**Goal**.
Set all the material down again unchanged, without the pictures.

**Given material**.
>> Begin

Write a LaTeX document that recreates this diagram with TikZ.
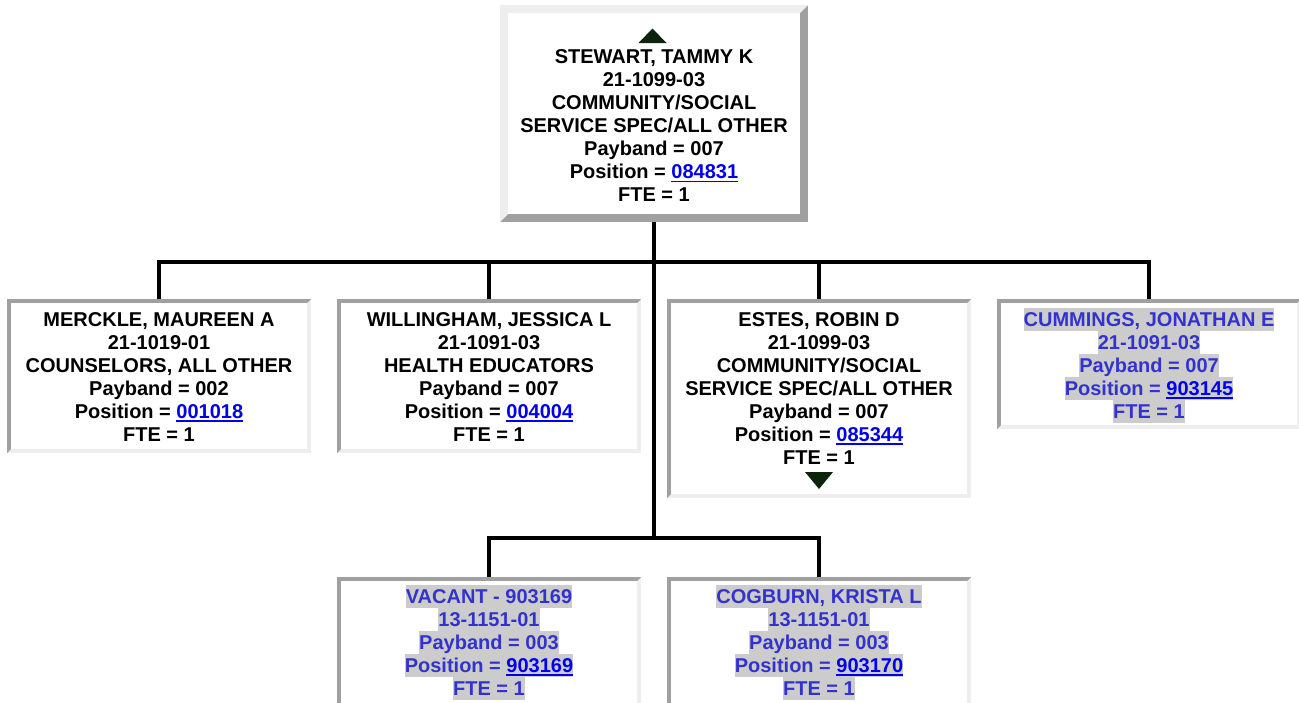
\documentclass[tikz,border=0pt]{standalone}
\usepackage{fontspec}
\setmainfont{Liberation Sans}
\usetikzlibrary{calc}
\definecolor{ltgray}{HTML}{EEEEEE}
\definecolor{dkgray}{HTML}{A0A0A0}
\definecolor{hlgray}{HTML}{CCCCCC}
\definecolor{vtext}{HTML}{3333CC}
\definecolor{linkblue}{HTML}{0000EE}
\definecolor{arrowgreen}{HTML}{0C230C}
\newcommand\ms{\rule[-4.5pt]{0pt}{23pt}}
\newcommand\lnk[1]{{\color{linkblue}\setbox0\hbox{#1}\rlap{\rule[-3.8pt]{\wd0}{1.8pt}}\box0}}
\newcommand\hl[1]{{\fboxsep=0pt\colorbox{hlgray}{\ms#1}}}
\newcommand\insetframe[2]{%
  \fill[ltgray] (#1.north west) rectangle (#1.south east);
  \fill[dkgray] (#1.south west) -- (#1.north west) -- (#1.north east) -- ($(#1.north east)+(-#2,#2)$) -- ($(#1.north west)+(#2,#2)$) -- ($(#1.south west)+(#2,-#2)$) -- cycle;
  \fill[white] ($(#1.north west)+(#2,#2)$) rectangle ($(#1.south east)+(-#2,-#2)$);}
\newcommand\outsetframe[2]{%
  \fill[dkgray] (#1.north west) rectangle (#1.south east);
  \fill[ltgray] (#1.south west) -- (#1.north west) -- (#1.north east) -- ($(#1.north east)+(-#2,#2)$) -- ($(#1.north west)+(#2,#2)$) -- ($(#1.south west)+(#2,-#2)$) -- cycle;
  \fill[white] ($(#1.north west)+(#2,#2)$) rectangle ($(#1.south east)+(-#2,-#2)$);}
\tikzset{
  conn/.style={line width=4pt, black},
  boxnode/.style={rectangle, inner sep=0pt, outer sep=0pt, minimum width=304, minimum height=154},
  txt/.style={anchor=north, align=center, inner sep=0pt, font=\fontsize{20}{23}\selectfont\bfseries, text=black},
  vtxt/.style={txt, text=vtext},
  tri/.style={fill=arrowgreen}
}
\begin{document}
\begin{tikzpicture}[x=1pt, y=-1pt]
\useasboundingbox (0,0) rectangle (1299,702);
\clip (0,0) rectangle (1299,702);
\fill[white] (0,0) rectangle (1299,702);
% boxes
\node[boxnode, minimum width=308, minimum height=217] (stewart) at (654,113.5) {};
\node[boxnode] (merckle) at (159,376) {};
\node[boxnode] (willingham) at (489,376) {};
\node[boxnode, minimum height=199] (estes) at (819,398.5) {};
\node[boxnode, minimum height=130] (cummings) at (1149,364) {};
\node[boxnode, minimum height=163] (vacant) at (489,658.5) {};
\node[boxnode, minimum height=163] (cogburn) at (819,658.5) {};
\outsetframe{stewart}{8}
\insetframe{merckle}{4}
\insetframe{willingham}{4}
\insetframe{estes}{4}
\insetframe{cummings}{4}
\insetframe{vacant}{4}
\insetframe{cogburn}{4}
% connectors
\coordinate (bus1) at (654,262);
\coordinate (bus2) at (654,538);
\draw[conn] (stewart.south) -- (bus2);
\draw[conn] (merckle.north) |- (bus1);
\draw[conn] (willingham.north) |- (bus1);
\draw[conn] (estes.north) |- (bus1);
\draw[conn] (cummings.north) |- (bus1);
\draw[conn] (vacant.north) |- (bus2);
\draw[conn] (cogburn.north) |- (bus2);
% triangles
\fill[tri] (638.5,43) -- (666.5,43) -- (652.5,28.5) -- cycle;
\fill[tri] (805,472) -- (833,472) -- (819,489) -- cycle;
% texts
\node[txt] (stewartT) at (654,44.8) {\ms STEWART, TAMMY K\\ \ms 21-1099-03\\ \ms COMMUNITY/SOCIAL\\ \ms SERVICE SPEC/ALL OTHER\\ \ms Payband = 007\\ \ms Position = \lnk{084831}\\ \ms FTE = 1};
\node[txt] (merckleT) at (159,307.5) {\ms MERCKLE, MAUREEN A\\ \ms 21-1019-01\\ \ms COUNSELORS, ALL OTHER\\ \ms Payband = 002\\ \ms Position = \lnk{001018}\\ \ms FTE = 1};
\node[txt] (willinghamT) at (489,307.5) {\ms WILLINGHAM, JESSICA L\\ \ms 21-1091-03\\ \ms HEALTH EDUCATORS\\ \ms Payband = 007\\ \ms Position = \lnk{004004}\\ \ms FTE = 1};
\node[txt] (estesT) at (819,307.5) {\ms ESTES, ROBIN D\\ \ms 21-1099-03\\ \ms COMMUNITY/SOCIAL\\ \ms SERVICE SPEC/ALL OTHER\\ \ms Payband = 007\\ \ms Position = \lnk{085344}\\ \ms FTE = 1};
\node[vtxt] (cummingsT) at (1149,307.5) {\hl{CUMMINGS, JONATHAN E}\\ \hl{21-1091-03}\\ \hl{Payband = 007}\\ \hl{Position = \lnk{903145}}\\ \hl{FTE = 1}};
\node[vtxt] (vacantT) at (489,584.5) {\hl{VACANT - 903169}\\ \hl{13-1151-01}\\ \hl{Payband = 003}\\ \hl{Position = \lnk{903169}}\\ \hl{FTE = 1}};
\node[vtxt] (cogburnT) at (819,584.5) {\hl{COGBURN, KRISTA L}\\ \hl{13-1151-01}\\ \hl{Payband = 003}\\ \hl{Position = \lnk{903170}}\\ \hl{FTE = 1}};
\end{tikzpicture}
\end{document}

>> End

**Result for this task**.
Write a LaTeX document that recreates this diagram with TikZ.
\documentclass[tikz,border=0pt]{standalone}
\usepackage{fontspec}
\setmainfont{Liberation Sans}
\usetikzlibrary{calc}
\definecolor{ltgray}{HTML}{EEEEEE}
\definecolor{dkgray}{HTML}{A0A0A0}
\definecolor{hlgray}{HTML}{CCCCCC}
\definecolor{vtext}{HTML}{3333CC}
\definecolor{linkblue}{HTML}{0000EE}
\definecolor{arrowgreen}{HTML}{0C230C}
\newcommand\ms{\rule[-4.5pt]{0pt}{23pt}}
\newcommand\lnk[1]{{\color{linkblue}\setbox0\hbox{#1}\rlap{\rule[-3.8pt]{\wd0}{1.8pt}}\box0}}
\newcommand\hl[1]{{\fboxsep=0pt\colorbox{hlgray}{\ms#1}}}
\newcommand\insetframe[2]{%
  \fill[ltgray] (#1.north west) rectangle (#1.south east);
  \fill[dkgray] (#1.south west) -- (#1.north west) -- (#1.north east) -- ($(#1.north east)+(-#2,#2)$) -- ($(#1.north west)+(#2,#2)$) -- ($(#1.south west)+(#2,-#2)$) -- cycle;
  \fill[white] ($(#1.north west)+(#2,#2)$) rectangle ($(#1.south east)+(-#2,-#2)$);}
\newcommand\outsetframe[2]{%
  \fill[dkgray] (#1.north west) rectangle (#1.south east);
  \fill[ltgray] (#1.south west) -- (#1.north west) -- (#1.north east) -- ($(#1.north east)+(-#2,#2)$) -- ($(#1.north west)+(#2,#2)$) -- ($(#1.south west)+(#2,-#2)$) -- cycle;
  \fill[white] ($(#1.north west)+(#2,#2)$) rectangle ($(#1.south east)+(-#2,-#2)$);}
\tikzset{
  conn/.style={line width=4pt, black},
  boxnode/.style={rectangle, inner sep=0pt, outer sep=0pt, minimum width=304, minimum height=154},
  txt/.style={anchor=north, align=center, inner sep=0pt, font=\fontsize{20}{23}\selectfont\bfseries, text=black},
  vtxt/.style={txt, text=vtext},
  tri/.style={fill=arrowgreen}
}
\begin{document}
\begin{tikzpicture}[x=1pt, y=-1pt]
\useasboundingbox (0,0) rectangle (1299,702);
\clip (0,0) rectangle (1299,702);
\fill[white] (0,0) rectangle (1299,702);
% boxes
\node[boxnode, minimum width=308, minimum height=217] (stewart) at (654,113.5) {};
\node[boxnode] (merckle) at (159,376) {};
\node[boxnode] (willingham) at (489,376) {};
\node[boxnode, minimum height=199] (estes) at (819,398.5) {};
\node[boxnode, minimum height=130] (cummings) at (1149,364) {};
\node[boxnode, minimum height=163] (vacant) at (489,658.5) {};
\node[boxnode, minimum height=163] (cogburn) at (819,658.5) {};
\outsetframe{stewart}{8}
\insetframe{merckle}{4}
\insetframe{willingham}{4}
\insetframe{estes}{4}
\insetframe{cummings}{4}
\insetframe{vacant}{4}
\insetframe{cogburn}{4}
% connectors
\coordinate (bus1) at (654,262);
\coordinate (bus2) at (654,538);
\draw[conn] (stewart.south) -- (bus2);
\draw[conn] (merckle.north) |- (bus1);
\draw[conn] (willingham.north) |- (bus1);
\draw[conn] (estes.north) |- (bus1);
\draw[conn] (cummings.north) |- (bus1);
\draw[conn] (vacant.north) |- (bus2);
\draw[conn] (cogburn.north) |- (bus2);
% triangles
\fill[tri] (638.5,43) -- (666.5,43) -- (652.5,28.5) -- cycle;
\fill[tri] (805,472) -- (833,472) -- (819,489) -- cycle;
% texts
\node[txt] (stewartT) at (654,44.8) {\ms STEWART, TAMMY K\\ \ms 21-1099-03\\ \ms COMMUNITY/SOCIAL\\ \ms SERVICE SPEC/ALL OTHER\\ \ms Payband = 007\\ \ms Position = \lnk{084831}\\ \ms FTE = 1};
\node[txt] (merckleT) at (159,307.5) {\ms MERCKLE, MAUREEN A\\ \ms 21-1019-01\\ \ms COUNSELORS, ALL OTHER\\ \ms Payband = 002\\ \ms Position = \lnk{001018}\\ \ms FTE = 1};
\node[txt] (willinghamT) at (489,307.5) {\ms WILLINGHAM, JESSICA L\\ \ms 21-1091-03\\ \ms HEALTH EDUCATORS\\ \ms Payband = 007\\ \ms Position = \lnk{004004}\\ \ms FTE = 1};
\node[txt] (estesT) at (819,307.5) {\ms ESTES, ROBIN D\\ \ms 21-1099-03\\ \ms COMMUNITY/SOCIAL\\ \ms SERVICE SPEC/ALL OTHER\\ \ms Payband = 007\\ \ms Position = \lnk{085344}\\ \ms FTE = 1};
\node[vtxt] (cummingsT) at (1149,307.5) {\hl{CUMMINGS, JONATHAN E}\\ \hl{21-1091-03}\\ \hl{Payband = 007}\\ \hl{Position = \lnk{903145}}\\ \hl{FTE = 1}};
\node[vtxt] (vacantT) at (489,584.5) {\hl{VACANT - 903169}\\ \hl{13-1151-01}\\ \hl{Payband = 003}\\ \hl{Position = \lnk{903169}}\\ \hl{FTE = 1}};
\node[vtxt] (cogburnT) at (819,584.5) {\hl{COGBURN, KRISTA L}\\ \hl{13-1151-01}\\ \hl{Payband = 003}\\ \hl{Position = \lnk{903170}}\\ \hl{FTE = 1}};
\end{tikzpicture}
\end{document}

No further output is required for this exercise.